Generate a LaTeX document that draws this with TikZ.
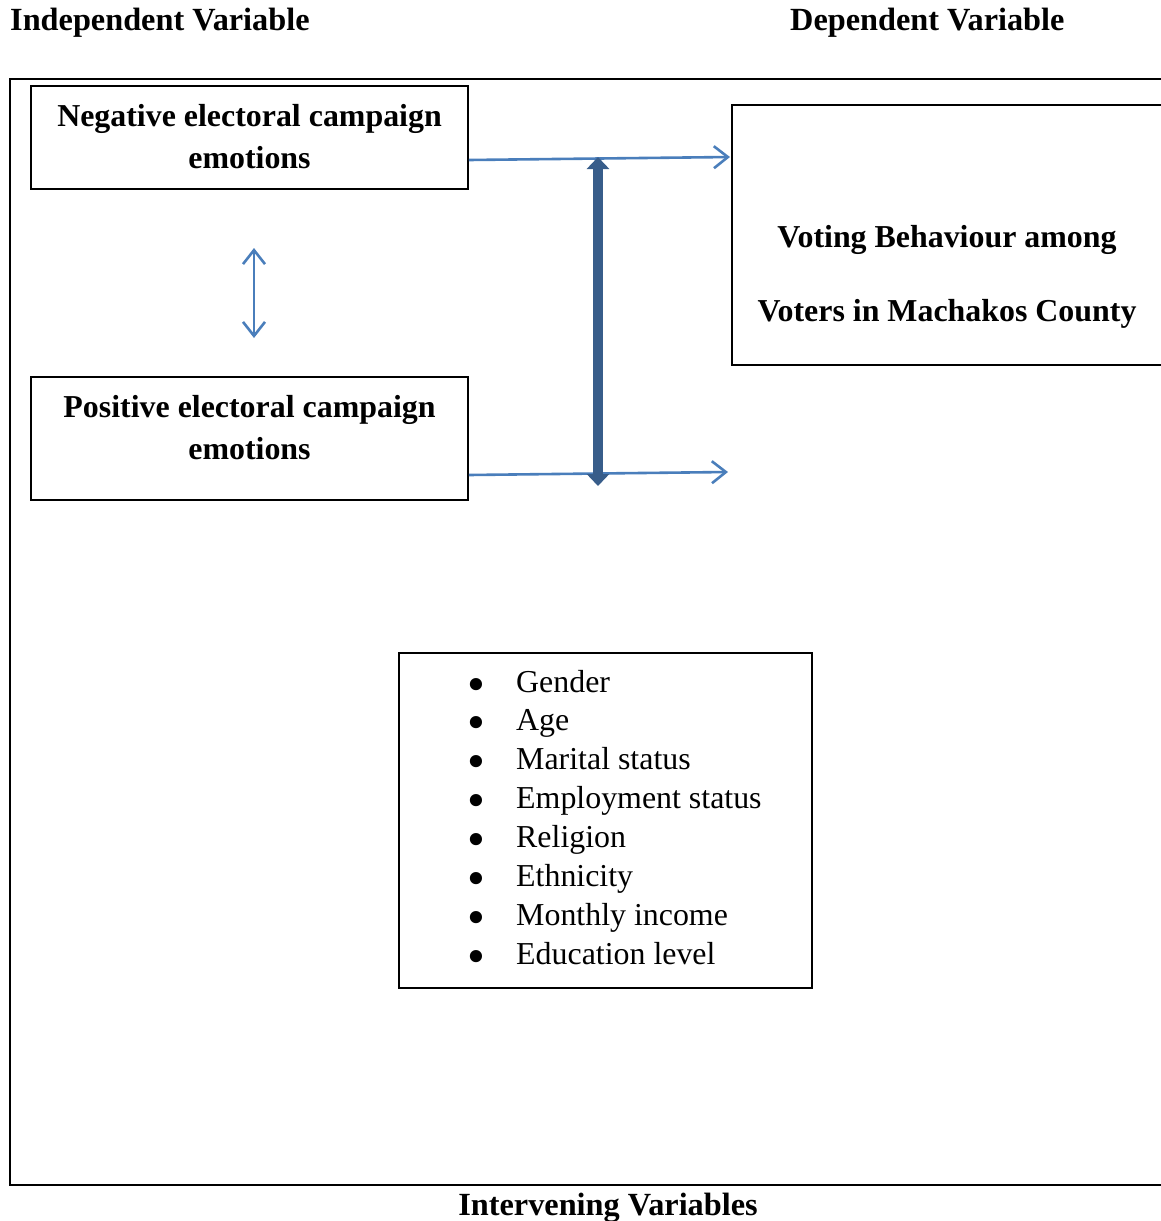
\documentclass[tikz,border=0pt]{standalone}
\usepackage{fontspec}
\usepackage{graphicx}
\setmainfont{Liberation Serif}
\usetikzlibrary{arrows.meta}
\definecolor{linkblue}{HTML}{4A7EBB}
\definecolor{darkblue}{HTML}{385D8A}
\tikzset{
  boxnode/.style={draw=black, line width=1.6pt, inner sep=0pt},
  headtext/.style={font=\fontsize{32.3}{42}\selectfont\bfseries, inner sep=0pt, anchor=base west},
  boxtext/.style={font=\fontsize{31.9}{42}\selectfont\bfseries, inner sep=0pt, align=center},
  itemtext/.style={font=\fontsize{31.9}{39}\selectfont, inner sep=0pt, anchor=base west},
  thinarrow/.style={draw=linkblue, line width=2.6pt, -{Straight Barb[length=14pt,width=22pt,line width=2.6pt]}},
  thinboth/.style={draw=linkblue, line width=2.6pt, {Straight Barb[length=14pt,width=22pt,line width=2.6pt]}-{Straight Barb[length=14pt,width=22pt,line width=2.6pt]}},
  thickboth/.style={draw=darkblue, line width=10pt, {Triangle[length=12pt,width=22pt]}-{Triangle[length=12pt,width=22pt]}}
}
\begin{document}
\begin{tikzpicture}[x=1pt,y=-1pt]
\useasboundingbox (0,0) rectangle (1160,1221);
% outer frame
\draw[line width=2.4pt] (1166,79) -- (10,79) -- (10,1185) -- (1166,1185);
% headers
\node[headtext] (indep) at (10,30) {Independent Variable};
\node[headtext] (dep) at (790,30) {Dependent Variable};
\node[font=\fontsize{32.3}{42}\selectfont\bfseries, inner sep=0pt, anchor=base] (interv) at (608,1215) {Intervening Variables};
% boxes
\node[boxnode, minimum width=437pt, minimum height=103pt] (neg) at (249.5,137.5) {};
\node[boxtext] (negt) at (249.5,137) {Negative electoral campaign\\emotions};
\node[boxnode, minimum width=437pt, minimum height=123pt] (pos) at (249.5,438.5) {};
\node[boxtext] (post) at (249.5,428) {Positive electoral campaign\\emotions};
\node[boxnode, minimum width=432pt, minimum height=260pt] (depbox) at (948,235) {};
\node[boxtext, font=\fontsize{31.9}{74}\selectfont\bfseries] (dept) at (947,277) {Voting Behaviour among\\Voters in Machakos County};
\node[boxnode, minimum width=413pt, minimum height=335pt] (intbox) at (605.5,820.5) {};
% list
\foreach \t [count=\i] in {Gender,Age,Marital status,Employment status,Religion,Ethnicity,Monthly income,Education level}{
  \node[itemtext] (item\i) at (467,{692+(\i-1)*38.9}) {\makebox[49pt][l]{\smash{\raisebox{-9pt}{\scalebox{1.6}{•}}}}\t};
}
% arrow end coordinates
\coordinate (topend) at (730,157);
\coordinate (botend) at (728,472);
\coordinate (vtop) at (598,157);
\coordinate (vbot) at (598,486);
\coordinate (dtop) at (254,248);
\coordinate (dbot) at (254,338);
\draw[thinarrow] (neg.east |- 0,160) -- (topend);
\draw[thinarrow] (pos.east |- 0,475) -- (botend);
\draw[thickboth] (vtop) -- (vbot);
\draw[thinboth] (dtop) -- (dbot);
\end{tikzpicture}
\end{document}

========================================================================

◆ **WORK REQUIRED**:
Output the data exactly. Pictures don't belong in the result.

◆ **EXPECTED ANSWER**:
Generate a LaTeX document that draws this with TikZ.
\documentclass[tikz,border=0pt]{standalone}
\usepackage{fontspec}
\usepackage{graphicx}
\setmainfont{Liberation Serif}
\usetikzlibrary{arrows.meta}
\definecolor{linkblue}{HTML}{4A7EBB}
\definecolor{darkblue}{HTML}{385D8A}
\tikzset{
  boxnode/.style={draw=black, line width=1.6pt, inner sep=0pt},
  headtext/.style={font=\fontsize{32.3}{42}\selectfont\bfseries, inner sep=0pt, anchor=base west},
  boxtext/.style={font=\fontsize{31.9}{42}\selectfont\bfseries, inner sep=0pt, align=center},
  itemtext/.style={font=\fontsize{31.9}{39}\selectfont, inner sep=0pt, anchor=base west},
  thinarrow/.style={draw=linkblue, line width=2.6pt, -{Straight Barb[length=14pt,width=22pt,line width=2.6pt]}},
  thinboth/.style={draw=linkblue, line width=2.6pt, {Straight Barb[length=14pt,width=22pt,line width=2.6pt]}-{Straight Barb[length=14pt,width=22pt,line width=2.6pt]}},
  thickboth/.style={draw=darkblue, line width=10pt, {Triangle[length=12pt,width=22pt]}-{Triangle[length=12pt,width=22pt]}}
}
\begin{document}
\begin{tikzpicture}[x=1pt,y=-1pt]
\useasboundingbox (0,0) rectangle (1160,1221);
% outer frame
\draw[line width=2.4pt] (1166,79) -- (10,79) -- (10,1185) -- (1166,1185);
% headers
\node[headtext] (indep) at (10,30) {Independent Variable};
\node[headtext] (dep) at (790,30) {Dependent Variable};
\node[font=\fontsize{32.3}{42}\selectfont\bfseries, inner sep=0pt, anchor=base] (interv) at (608,1215) {Intervening Variables};
% boxes
\node[boxnode, minimum width=437pt, minimum height=103pt] (neg) at (249.5,137.5) {};
\node[boxtext] (negt) at (249.5,137) {Negative electoral campaign\\emotions};
\node[boxnode, minimum width=437pt, minimum height=123pt] (pos) at (249.5,438.5) {};
\node[boxtext] (post) at (249.5,428) {Positive electoral campaign\\emotions};
\node[boxnode, minimum width=432pt, minimum height=260pt] (depbox) at (948,235) {};
\node[boxtext, font=\fontsize{31.9}{74}\selectfont\bfseries] (dept) at (947,277) {Voting Behaviour among\\Voters in Machakos County};
\node[boxnode, minimum width=413pt, minimum height=335pt] (intbox) at (605.5,820.5) {};
% list
\foreach \t [count=\i] in {Gender,Age,Marital status,Employment status,Religion,Ethnicity,Monthly income,Education level}{
  \node[itemtext] (item\i) at (467,{692+(\i-1)*38.9}) {\makebox[49pt][l]{\smash{\raisebox{-9pt}{\scalebox{1.6}{•}}}}\t};
}
% arrow end coordinates
\coordinate (topend) at (730,157);
\coordinate (botend) at (728,472);
\coordinate (vtop) at (598,157);
\coordinate (vbot) at (598,486);
\coordinate (dtop) at (254,248);
\coordinate (dbot) at (254,338);
\draw[thinarrow] (neg.east |- 0,160) -- (topend);
\draw[thinarrow] (pos.east |- 0,475) -- (botend);
\draw[thickboth] (vtop) -- (vbot);
\draw[thinboth] (dtop) -- (dbot);
\end{tikzpicture}
\end{document}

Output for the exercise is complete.